[Exercise directions]: Would you return all of this data exactly, leaving nothing out?

[Stored records]:
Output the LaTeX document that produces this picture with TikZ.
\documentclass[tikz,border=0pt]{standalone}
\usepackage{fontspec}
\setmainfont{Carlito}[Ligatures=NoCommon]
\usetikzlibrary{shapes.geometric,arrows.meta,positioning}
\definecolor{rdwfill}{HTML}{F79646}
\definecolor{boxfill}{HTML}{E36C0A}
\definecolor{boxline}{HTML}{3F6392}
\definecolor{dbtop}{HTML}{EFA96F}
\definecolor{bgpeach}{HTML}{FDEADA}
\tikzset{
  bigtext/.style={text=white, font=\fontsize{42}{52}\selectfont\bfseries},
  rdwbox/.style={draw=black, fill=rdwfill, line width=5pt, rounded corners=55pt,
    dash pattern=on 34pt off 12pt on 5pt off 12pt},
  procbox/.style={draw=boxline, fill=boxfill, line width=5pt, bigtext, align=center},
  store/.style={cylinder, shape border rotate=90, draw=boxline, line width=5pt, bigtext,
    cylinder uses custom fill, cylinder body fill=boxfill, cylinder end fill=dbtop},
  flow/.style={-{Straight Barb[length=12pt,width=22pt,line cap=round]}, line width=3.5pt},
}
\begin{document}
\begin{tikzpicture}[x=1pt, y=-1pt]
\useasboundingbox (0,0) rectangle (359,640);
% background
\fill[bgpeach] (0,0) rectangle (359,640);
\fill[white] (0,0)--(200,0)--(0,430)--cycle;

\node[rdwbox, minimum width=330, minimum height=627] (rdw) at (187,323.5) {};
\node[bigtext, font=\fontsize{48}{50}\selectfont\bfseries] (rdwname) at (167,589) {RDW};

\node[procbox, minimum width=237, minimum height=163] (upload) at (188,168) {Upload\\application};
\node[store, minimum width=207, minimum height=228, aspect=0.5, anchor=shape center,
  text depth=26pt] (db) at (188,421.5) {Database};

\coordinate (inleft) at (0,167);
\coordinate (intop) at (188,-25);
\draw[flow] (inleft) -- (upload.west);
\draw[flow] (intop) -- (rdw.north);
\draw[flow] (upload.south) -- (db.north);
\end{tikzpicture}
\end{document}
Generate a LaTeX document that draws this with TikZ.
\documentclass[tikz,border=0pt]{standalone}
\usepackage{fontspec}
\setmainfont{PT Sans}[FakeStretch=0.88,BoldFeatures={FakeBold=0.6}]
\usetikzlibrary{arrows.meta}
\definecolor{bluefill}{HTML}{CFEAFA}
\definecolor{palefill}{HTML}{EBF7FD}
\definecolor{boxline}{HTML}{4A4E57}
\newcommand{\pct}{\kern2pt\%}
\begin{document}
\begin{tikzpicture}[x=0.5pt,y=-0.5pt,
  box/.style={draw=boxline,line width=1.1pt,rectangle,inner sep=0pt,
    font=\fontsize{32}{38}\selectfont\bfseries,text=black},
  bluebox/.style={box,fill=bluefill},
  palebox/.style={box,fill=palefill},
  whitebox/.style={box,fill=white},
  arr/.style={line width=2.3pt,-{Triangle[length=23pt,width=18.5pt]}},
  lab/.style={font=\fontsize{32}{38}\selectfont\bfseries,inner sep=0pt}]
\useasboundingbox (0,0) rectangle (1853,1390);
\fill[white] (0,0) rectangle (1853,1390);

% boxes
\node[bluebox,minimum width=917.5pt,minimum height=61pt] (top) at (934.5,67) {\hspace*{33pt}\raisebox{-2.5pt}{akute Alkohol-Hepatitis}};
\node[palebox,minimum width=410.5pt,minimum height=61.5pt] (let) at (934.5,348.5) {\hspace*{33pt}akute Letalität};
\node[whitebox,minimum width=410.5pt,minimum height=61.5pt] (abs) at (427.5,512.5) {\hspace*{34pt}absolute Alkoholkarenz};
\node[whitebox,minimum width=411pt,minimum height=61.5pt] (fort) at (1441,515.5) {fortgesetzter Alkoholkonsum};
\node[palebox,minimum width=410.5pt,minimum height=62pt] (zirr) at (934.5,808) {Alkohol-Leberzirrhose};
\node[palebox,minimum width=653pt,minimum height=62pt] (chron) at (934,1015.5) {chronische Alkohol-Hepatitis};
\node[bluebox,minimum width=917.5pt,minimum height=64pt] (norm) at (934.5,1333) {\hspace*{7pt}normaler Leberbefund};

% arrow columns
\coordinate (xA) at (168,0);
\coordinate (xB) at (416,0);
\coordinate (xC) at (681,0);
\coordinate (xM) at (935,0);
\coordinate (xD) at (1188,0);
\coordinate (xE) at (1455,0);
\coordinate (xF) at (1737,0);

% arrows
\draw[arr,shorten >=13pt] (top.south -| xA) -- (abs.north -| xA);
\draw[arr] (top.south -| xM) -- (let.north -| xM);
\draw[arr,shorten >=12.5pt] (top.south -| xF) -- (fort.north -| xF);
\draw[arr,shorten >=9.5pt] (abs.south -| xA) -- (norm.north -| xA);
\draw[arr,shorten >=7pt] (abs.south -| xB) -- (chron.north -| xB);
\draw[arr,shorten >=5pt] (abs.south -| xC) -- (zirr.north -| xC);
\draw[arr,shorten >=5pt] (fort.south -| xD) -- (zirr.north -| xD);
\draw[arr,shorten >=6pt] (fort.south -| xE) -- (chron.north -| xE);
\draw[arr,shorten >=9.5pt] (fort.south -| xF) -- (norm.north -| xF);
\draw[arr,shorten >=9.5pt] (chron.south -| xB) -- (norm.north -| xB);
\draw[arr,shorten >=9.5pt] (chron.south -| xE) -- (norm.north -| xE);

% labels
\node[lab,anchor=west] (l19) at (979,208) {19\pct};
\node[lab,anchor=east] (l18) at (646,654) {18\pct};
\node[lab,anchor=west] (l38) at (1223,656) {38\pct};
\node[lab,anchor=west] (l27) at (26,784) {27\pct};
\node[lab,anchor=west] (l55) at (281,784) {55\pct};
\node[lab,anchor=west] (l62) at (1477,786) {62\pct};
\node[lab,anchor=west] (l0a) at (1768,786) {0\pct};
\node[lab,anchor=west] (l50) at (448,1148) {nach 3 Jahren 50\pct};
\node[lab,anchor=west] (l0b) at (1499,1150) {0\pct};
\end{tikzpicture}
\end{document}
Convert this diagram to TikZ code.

[Result of this task]:
Output the LaTeX document that produces this picture with TikZ.
\documentclass[tikz,border=0pt]{standalone}
\usepackage{fontspec}
\setmainfont{Carlito}[Ligatures=NoCommon]
\usetikzlibrary{shapes.geometric,arrows.meta,positioning}
\definecolor{rdwfill}{HTML}{F79646}
\definecolor{boxfill}{HTML}{E36C0A}
\definecolor{boxline}{HTML}{3F6392}
\definecolor{dbtop}{HTML}{EFA96F}
\definecolor{bgpeach}{HTML}{FDEADA}
\tikzset{
  bigtext/.style={text=white, font=\fontsize{42}{52}\selectfont\bfseries},
  rdwbox/.style={draw=black, fill=rdwfill, line width=5pt, rounded corners=55pt,
    dash pattern=on 34pt off 12pt on 5pt off 12pt},
  procbox/.style={draw=boxline, fill=boxfill, line width=5pt, bigtext, align=center},
  store/.style={cylinder, shape border rotate=90, draw=boxline, line width=5pt, bigtext,
    cylinder uses custom fill, cylinder body fill=boxfill, cylinder end fill=dbtop},
  flow/.style={-{Straight Barb[length=12pt,width=22pt,line cap=round]}, line width=3.5pt},
}
\begin{document}
\begin{tikzpicture}[x=1pt, y=-1pt]
\useasboundingbox (0,0) rectangle (359,640);
% background
\fill[bgpeach] (0,0) rectangle (359,640);
\fill[white] (0,0)--(200,0)--(0,430)--cycle;

\node[rdwbox, minimum width=330, minimum height=627] (rdw) at (187,323.5) {};
\node[bigtext, font=\fontsize{48}{50}\selectfont\bfseries] (rdwname) at (167,589) {RDW};

\node[procbox, minimum width=237, minimum height=163] (upload) at (188,168) {Upload\\application};
\node[store, minimum width=207, minimum height=228, aspect=0.5, anchor=shape center,
  text depth=26pt] (db) at (188,421.5) {Database};

\coordinate (inleft) at (0,167);
\coordinate (intop) at (188,-25);
\draw[flow] (inleft) -- (upload.west);
\draw[flow] (intop) -- (rdw.north);
\draw[flow] (upload.south) -- (db.north);
\end{tikzpicture}
\end{document}
Generate a LaTeX document that draws this with TikZ.
\documentclass[tikz,border=0pt]{standalone}
\usepackage{fontspec}
\setmainfont{PT Sans}[FakeStretch=0.88,BoldFeatures={FakeBold=0.6}]
\usetikzlibrary{arrows.meta}
\definecolor{bluefill}{HTML}{CFEAFA}
\definecolor{palefill}{HTML}{EBF7FD}
\definecolor{boxline}{HTML}{4A4E57}
\newcommand{\pct}{\kern2pt\%}
\begin{document}
\begin{tikzpicture}[x=0.5pt,y=-0.5pt,
  box/.style={draw=boxline,line width=1.1pt,rectangle,inner sep=0pt,
    font=\fontsize{32}{38}\selectfont\bfseries,text=black},
  bluebox/.style={box,fill=bluefill},
  palebox/.style={box,fill=palefill},
  whitebox/.style={box,fill=white},
  arr/.style={line width=2.3pt,-{Triangle[length=23pt,width=18.5pt]}},
  lab/.style={font=\fontsize{32}{38}\selectfont\bfseries,inner sep=0pt}]
\useasboundingbox (0,0) rectangle (1853,1390);
\fill[white] (0,0) rectangle (1853,1390);

% boxes
\node[bluebox,minimum width=917.5pt,minimum height=61pt] (top) at (934.5,67) {\hspace*{33pt}\raisebox{-2.5pt}{akute Alkohol-Hepatitis}};
\node[palebox,minimum width=410.5pt,minimum height=61.5pt] (let) at (934.5,348.5) {\hspace*{33pt}akute Letalität};
\node[whitebox,minimum width=410.5pt,minimum height=61.5pt] (abs) at (427.5,512.5) {\hspace*{34pt}absolute Alkoholkarenz};
\node[whitebox,minimum width=411pt,minimum height=61.5pt] (fort) at (1441,515.5) {fortgesetzter Alkoholkonsum};
\node[palebox,minimum width=410.5pt,minimum height=62pt] (zirr) at (934.5,808) {Alkohol-Leberzirrhose};
\node[palebox,minimum width=653pt,minimum height=62pt] (chron) at (934,1015.5) {chronische Alkohol-Hepatitis};
\node[bluebox,minimum width=917.5pt,minimum height=64pt] (norm) at (934.5,1333) {\hspace*{7pt}normaler Leberbefund};

% arrow columns
\coordinate (xA) at (168,0);
\coordinate (xB) at (416,0);
\coordinate (xC) at (681,0);
\coordinate (xM) at (935,0);
\coordinate (xD) at (1188,0);
\coordinate (xE) at (1455,0);
\coordinate (xF) at (1737,0);

% arrows
\draw[arr,shorten >=13pt] (top.south -| xA) -- (abs.north -| xA);
\draw[arr] (top.south -| xM) -- (let.north -| xM);
\draw[arr,shorten >=12.5pt] (top.south -| xF) -- (fort.north -| xF);
\draw[arr,shorten >=9.5pt] (abs.south -| xA) -- (norm.north -| xA);
\draw[arr,shorten >=7pt] (abs.south -| xB) -- (chron.north -| xB);
\draw[arr,shorten >=5pt] (abs.south -| xC) -- (zirr.north -| xC);
\draw[arr,shorten >=5pt] (fort.south -| xD) -- (zirr.north -| xD);
\draw[arr,shorten >=6pt] (fort.south -| xE) -- (chron.north -| xE);
\draw[arr,shorten >=9.5pt] (fort.south -| xF) -- (norm.north -| xF);
\draw[arr,shorten >=9.5pt] (chron.south -| xB) -- (norm.north -| xB);
\draw[arr,shorten >=9.5pt] (chron.south -| xE) -- (norm.north -| xE);

% labels
\node[lab,anchor=west] (l19) at (979,208) {19\pct};
\node[lab,anchor=east] (l18) at (646,654) {18\pct};
\node[lab,anchor=west] (l38) at (1223,656) {38\pct};
\node[lab,anchor=west] (l27) at (26,784) {27\pct};
\node[lab,anchor=west] (l55) at (281,784) {55\pct};
\node[lab,anchor=west] (l62) at (1477,786) {62\pct};
\node[lab,anchor=west] (l0a) at (1768,786) {0\pct};
\node[lab,anchor=west] (l50) at (448,1148) {nach 3 Jahren 50\pct};
\node[lab,anchor=west] (l0b) at (1499,1150) {0\pct};
\end{tikzpicture}
\end{document}
Convert this diagram to TikZ code.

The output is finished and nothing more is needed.